Trump will win over the Hispanics. They enjoy being called criminals, rapists. He told Bash of CNN that he will deport all illegal aliens in America before allowing them to apply for citizenship. He avoided her follow-up question on how he would remove 11 million (he claims 34 million) people from this country, and then bring them back as if they've been laundered. No reporters, as far as I know, ever tell Trump to his face that most or all of his ideas about using the power of his hypothetical presidency are fucking crazy.
He will bomb ISIS far more than Obama's been doing. He will bomb ISIS oil facilities, as if that mobile organization can't conquer additional territory where there's oil. He chimes in with every other Republican grandstander (plus Netanyahu) who claims the Kerry-negotiated deal on controlling a nuclear-ambitious Iran is "a bad deal."
"I'll be Trump" really means a media savvy con artist skilled at improvisation and willing to say anything to grab attention. He's better at this than his Republican challengers (who barely challenge him). Mike Huckabee's "leading Israel to the door of the oven" comment reveals that candidate's clumsy desperation to participate in Fox's stupid debate. Only stiff-necked hyper-Zionists would embrace such an inaccurate and mean-spirited statement.

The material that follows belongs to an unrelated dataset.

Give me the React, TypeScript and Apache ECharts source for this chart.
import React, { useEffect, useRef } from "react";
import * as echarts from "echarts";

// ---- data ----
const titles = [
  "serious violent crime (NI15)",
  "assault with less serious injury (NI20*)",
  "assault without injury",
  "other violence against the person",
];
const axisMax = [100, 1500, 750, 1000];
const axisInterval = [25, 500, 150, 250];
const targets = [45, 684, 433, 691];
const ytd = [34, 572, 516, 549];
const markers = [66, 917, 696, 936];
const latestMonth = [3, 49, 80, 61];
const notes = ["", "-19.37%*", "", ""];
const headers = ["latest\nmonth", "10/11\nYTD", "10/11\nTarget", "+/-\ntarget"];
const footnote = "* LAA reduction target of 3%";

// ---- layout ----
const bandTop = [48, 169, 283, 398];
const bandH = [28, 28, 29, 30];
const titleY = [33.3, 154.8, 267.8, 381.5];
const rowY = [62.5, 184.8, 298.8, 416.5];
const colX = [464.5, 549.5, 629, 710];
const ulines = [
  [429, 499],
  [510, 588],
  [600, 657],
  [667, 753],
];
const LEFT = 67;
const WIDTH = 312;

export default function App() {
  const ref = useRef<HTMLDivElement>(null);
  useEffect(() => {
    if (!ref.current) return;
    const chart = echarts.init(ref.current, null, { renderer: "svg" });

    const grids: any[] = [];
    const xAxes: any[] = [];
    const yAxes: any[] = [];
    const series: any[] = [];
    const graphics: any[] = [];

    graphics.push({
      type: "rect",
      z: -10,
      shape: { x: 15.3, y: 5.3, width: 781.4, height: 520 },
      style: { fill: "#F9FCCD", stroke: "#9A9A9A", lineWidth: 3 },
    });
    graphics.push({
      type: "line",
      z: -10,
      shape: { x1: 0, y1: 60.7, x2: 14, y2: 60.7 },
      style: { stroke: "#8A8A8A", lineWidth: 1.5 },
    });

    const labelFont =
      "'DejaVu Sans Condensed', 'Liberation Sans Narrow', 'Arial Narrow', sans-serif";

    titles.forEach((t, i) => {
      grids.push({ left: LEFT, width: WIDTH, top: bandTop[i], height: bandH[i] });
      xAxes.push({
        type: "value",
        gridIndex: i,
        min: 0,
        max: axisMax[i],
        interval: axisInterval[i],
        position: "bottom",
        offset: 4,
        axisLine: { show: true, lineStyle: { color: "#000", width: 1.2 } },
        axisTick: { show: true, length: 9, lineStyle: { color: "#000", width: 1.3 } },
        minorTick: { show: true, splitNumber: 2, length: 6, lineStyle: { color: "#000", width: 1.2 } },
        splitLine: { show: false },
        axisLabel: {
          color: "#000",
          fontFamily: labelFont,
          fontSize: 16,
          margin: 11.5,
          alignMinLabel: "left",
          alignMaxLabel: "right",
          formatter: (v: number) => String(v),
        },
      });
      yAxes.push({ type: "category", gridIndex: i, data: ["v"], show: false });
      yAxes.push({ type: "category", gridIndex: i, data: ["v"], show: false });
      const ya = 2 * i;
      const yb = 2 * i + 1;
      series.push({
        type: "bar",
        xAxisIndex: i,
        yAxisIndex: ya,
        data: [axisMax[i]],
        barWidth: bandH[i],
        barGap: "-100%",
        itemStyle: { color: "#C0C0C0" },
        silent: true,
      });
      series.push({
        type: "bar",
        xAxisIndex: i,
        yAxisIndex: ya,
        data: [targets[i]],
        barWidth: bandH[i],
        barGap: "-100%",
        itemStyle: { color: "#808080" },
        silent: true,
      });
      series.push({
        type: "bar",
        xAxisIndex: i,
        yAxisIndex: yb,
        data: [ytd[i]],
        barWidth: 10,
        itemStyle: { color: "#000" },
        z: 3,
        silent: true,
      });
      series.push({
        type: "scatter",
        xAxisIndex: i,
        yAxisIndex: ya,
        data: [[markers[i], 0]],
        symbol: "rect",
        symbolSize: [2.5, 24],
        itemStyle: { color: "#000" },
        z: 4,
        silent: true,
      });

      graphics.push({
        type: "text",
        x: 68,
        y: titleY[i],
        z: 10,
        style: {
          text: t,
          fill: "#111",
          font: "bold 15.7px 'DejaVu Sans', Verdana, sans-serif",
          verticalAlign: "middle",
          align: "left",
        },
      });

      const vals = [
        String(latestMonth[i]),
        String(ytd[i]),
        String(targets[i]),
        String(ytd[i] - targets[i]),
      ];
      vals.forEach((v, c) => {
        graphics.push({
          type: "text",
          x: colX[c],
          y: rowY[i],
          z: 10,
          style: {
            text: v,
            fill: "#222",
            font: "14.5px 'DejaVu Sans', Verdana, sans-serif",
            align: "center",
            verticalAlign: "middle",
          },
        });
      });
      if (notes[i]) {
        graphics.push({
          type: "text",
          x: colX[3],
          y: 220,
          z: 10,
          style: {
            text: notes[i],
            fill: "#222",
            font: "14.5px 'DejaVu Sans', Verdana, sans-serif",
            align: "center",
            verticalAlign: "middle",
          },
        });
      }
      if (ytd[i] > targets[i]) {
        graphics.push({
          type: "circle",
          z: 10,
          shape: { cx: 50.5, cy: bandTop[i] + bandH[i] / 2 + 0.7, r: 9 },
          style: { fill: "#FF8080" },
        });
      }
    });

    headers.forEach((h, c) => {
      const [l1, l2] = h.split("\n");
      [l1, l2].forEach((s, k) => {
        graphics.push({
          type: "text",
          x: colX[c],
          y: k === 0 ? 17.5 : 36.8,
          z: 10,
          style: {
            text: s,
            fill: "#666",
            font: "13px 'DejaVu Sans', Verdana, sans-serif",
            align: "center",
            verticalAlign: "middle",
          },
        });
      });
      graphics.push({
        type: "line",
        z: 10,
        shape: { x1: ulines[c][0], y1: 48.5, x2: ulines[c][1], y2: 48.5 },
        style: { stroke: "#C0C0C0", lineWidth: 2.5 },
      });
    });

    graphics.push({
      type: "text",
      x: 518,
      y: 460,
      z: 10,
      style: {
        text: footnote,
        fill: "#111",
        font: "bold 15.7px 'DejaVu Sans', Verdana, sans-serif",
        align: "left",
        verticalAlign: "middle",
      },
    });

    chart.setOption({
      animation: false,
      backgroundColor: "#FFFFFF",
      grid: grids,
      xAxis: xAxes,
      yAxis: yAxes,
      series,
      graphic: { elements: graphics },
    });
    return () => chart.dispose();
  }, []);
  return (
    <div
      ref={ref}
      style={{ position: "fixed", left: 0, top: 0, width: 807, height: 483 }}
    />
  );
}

Trump's elegance, if he has any, consists of a well-honed ability to make outrageous statements, backed by the force of his Olympian ego. He said John McCain isn't a hero because he got captured in Vietnam. Some claimed that Trump wouldn't recover from attacking a renowned war hero, that his comment did a disservice to all American military personnel. His poll numbers rose, instead. Trump had the hypocrisy of the Republican Party on his side. John Kerry, also a Vietnam war veteran, and, arguably, since he put his life on the line many times, a hero, was viciously attacked in 2004 for being a coward by some of the same right-wing assholes expressing indignation over Trump's anti-McCain remark.

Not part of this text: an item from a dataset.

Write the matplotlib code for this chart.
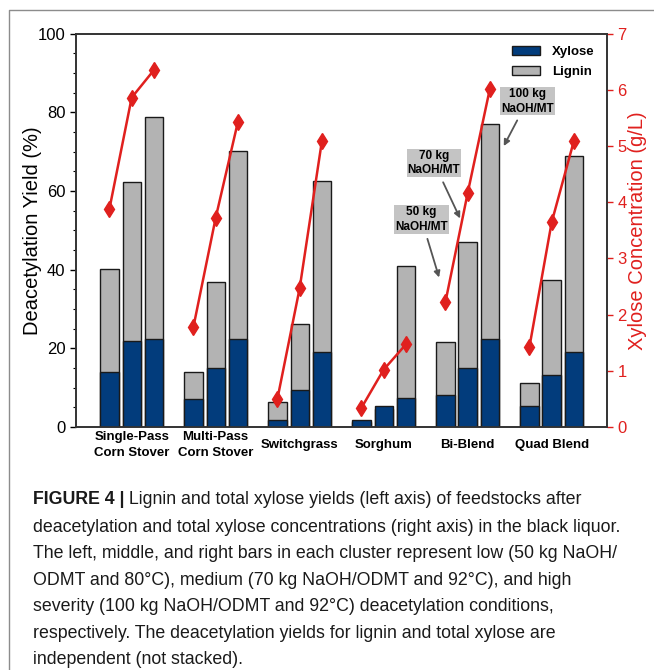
import matplotlib
matplotlib.use('Agg')
import matplotlib.pyplot as plt
import numpy as np
from matplotlib.lines import Line2D
from matplotlib.patches import Patch

plt.rcParams['font.family'] = ['Liberation Sans', 'DejaVu Sans']

# Data (left, middle, right bar = low, medium, high severity)
feedstocks = ['Single-Pass\nCorn Stover', 'Multi-Pass\nCorn Stover', 'Switchgrass',
              'Sorghum', 'Bi-Blend', 'Quad Blend']
xylose_yield = [[13.9, 21.9, 22.3],
                [7.1, 15.0, 22.3],
                [1.9, 9.3, 19.1],
                [1.7, 5.4, 7.4],
                [8.1, 15.0, 22.3],
                [5.4, 13.3, 19.0]]
lignin_yield = [[40.1, 62.2, 78.8],
                [14.1, 36.9, 70.2],
                [6.3, 26.2, 62.5],
                [1.3, 4.6, 41.0],
                [21.6, 47.0, 76.9],
                [11.2, 37.4, 68.9]]
xylose_conc = [[3.88, 5.86, 6.35],
               [1.78, 3.72, 5.43],
               [0.50, 2.47, 5.09],
               [0.34, 1.02, 1.47],
               [2.22, 4.16, 6.02],
               [1.42, 3.64, 5.09]]

caption_lines = [
    "deacetylation and total xylose concentrations (right axis) in the black liquor.",
    "The left, middle, and right bars in each cluster represent low (50 kg NaOH/",
    "ODMT and 80\u00b0C), medium (70 kg NaOH/ODMT and 92\u00b0C), and high",
    "severity (100 kg NaOH/ODMT and 92\u00b0C) deacetylation conditions,",
    "respectively. The deacetylation yields for lignin and total xylose are",
    "independent (not stacked).",
]

blue = '#023c7c'
gray = '#b3b3b3'
red = '#e0201e'

fig = plt.figure(figsize=(6.54, 6.70), dpi=100)
ax = fig.add_axes([0.1162, 0.3627, 0.8118, 0.5873])
ax2 = ax.twinx()

offsets = np.array([-0.265, 0.0, 0.265])
width = 0.218
centers = np.arange(len(feedstocks))

for i in range(len(feedstocks)):
    xs = centers[i] + offsets
    ax.bar(xs, lignin_yield[i], width, color=gray, edgecolor='#1a1a1a', linewidth=1.0, zorder=2)
    ax.bar(xs, xylose_yield[i], width, color=blue, edgecolor='#1a1a1a', linewidth=1.0, zorder=3)
    ax2.plot(xs, xylose_conc[i], color=red, marker='d', markersize=8, linewidth=1.8, zorder=4)

ax.set_xlim(-0.663, 5.658)
ax.set_ylim(0, 100)
ax2.set_ylim(0, 7)

ax.set_xticks(centers)
ax.set_xticklabels(feedstocks, fontsize=9.5, fontweight='bold')
for lab in ax.get_xticklabels():
    lab.set_verticalalignment('center')
    lab.set_linespacing(1.35)
ax.tick_params(axis='x', length=0, pad=13)

ax.set_yticks(np.arange(0, 101, 20))
ax.set_yticks(np.arange(0, 101, 5), minor=True)
ax.tick_params(axis='y', which='major', direction='out', length=4, labelsize=12, width=1)
ax.tick_params(axis='y', which='minor', direction='out', length=2.5, width=0.8)
ax.set_ylabel('Deacetylation Yield (%)', fontsize=14.5, labelpad=-3)

ax2.set_yticks(np.arange(0, 8, 1))
ax2.tick_params(axis='y', direction='out', length=4, colors=red, labelsize=12, width=1)
ax2.set_ylabel('Xylose Concentration (g/L)', fontsize=14.5, color=red, labelpad=1)

for a in (ax, ax2):
    for s in a.spines.values():
        s.set_color('#333333')
        s.set_linewidth(1.2)

# legend
handles = [Patch(facecolor=blue, edgecolor='#1a1a1a', label='Xylose'),
           Patch(facecolor=gray, edgecolor='#1a1a1a', label='Lignin')]
ax.legend(handles=handles, loc='upper right', frameon=False, handlelength=2.1,
          handleheight=0.7, handletextpad=0.9, labelspacing=0.55, borderaxespad=0.55,
          prop={'weight': 'bold', 'size': 9.5})

# severity annotations
box = dict(boxstyle='square,pad=0.08', facecolor='#c4c4c4', edgecolor='none')
arrow = dict(arrowstyle='-|>', color='#555555', lw=1.3, mutation_scale=9, shrinkA=4, shrinkB=0)
ax.annotate('100 kg\nNaOH/MT', xy=(4.43, 71.4), xytext=(4.71, 82.8), ha='center', va='center',
            fontsize=8.5, fontweight='bold', bbox=box, arrowprops=arrow, linespacing=1.3, zorder=6)
ax.annotate('70 kg\nNaOH/MT', xy=(3.91, 53.0), xytext=(3.60, 67.1), ha='center', va='center',
            fontsize=8.5, fontweight='bold', bbox=box, arrowprops=arrow, linespacing=1.3, zorder=6)
ax.annotate('50 kg\nNaOH/MT', xy=(3.66, 38.0), xytext=(3.45, 52.8), ha='center', va='center',
            fontsize=8.5, fontweight='bold', bbox=box, arrowprops=arrow, linespacing=1.3, zorder=6)

# frame around the figure panel
fig.add_artist(Line2D([9 / 654, 9 / 654, 1.0], [0.0, 1 - 10 / 670, 1 - 10 / 670],
                      transform=fig.transFigure, color='#8c8c8c', linewidth=1.0))

# caption
cap_x = 33 / 654
cap_size = 12.8
t_bold = fig.text(cap_x, 1 - 500 / 670, 'FIGURE 4 |', fontsize=cap_size, fontweight='bold',
                  va='center', ha='left', color='#1a1a1a')
ax.annotate(' Lignin and total xylose yields (left axis) of feedstocks after', xy=(1, 0),
            xycoords=t_bold, va='bottom', ha='left', fontsize=cap_size, color='#1a1a1a',
            annotation_clip=False)
for k, line in enumerate(caption_lines):
    y = 527 + k * 26.6
    fig.text(cap_x, 1 - y / 670, line, fontsize=cap_size, va='center', ha='left', color='#1a1a1a')

fig.savefig('out.png', dpi=100)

Trump's insertion of himself into the 2015-2016 electoral contest illustrates, with his popular success thus far, how American political processes have become a joke. In the 1960s TV series Batman, a pair of episodes deals with a Gotham City mayoral race. Supervillain Penguin runs for mayor, gains so much traction with the people that Batman decides to run against him. Batman's campaign, compared to Penguin's, is straitlaced, square, platitudinous. Penguin offers a light-hearted say-what-people-want-to-hear approach. Batman refuses to kiss a baby because it would be "unsanitary." Penguin kisses the baby and puts one of his campaign stickers on the stroller. Penguin has ulterior motives, of course--he is a politician, or rather, he's playing at being one.
President Trump will fix things. Problems will be solved. Bombs will be dropped. No civilians will die. An impenetrable fence, paid for by the Mexican government, will be built along the Mexico-U.S. border. Tunnels under the fence? How could that happen? Hispanics in their millions will vote for Trump. They don't care that he implied they're the scum of the earth.
He will, for sure, be the star of the upcoming Fox debate. He can hold his own against any of the hopefuls he'll face. He'll be placed in the center of the stage. The men on the edges will have to make their zingers count, showing some voters that the candidate with the best zinging skills should run the United States. Trump, of course, is best at that among his opponents. Self-confident contempt for others is not something he needs to fix about himself. He and Penguin share that character trait.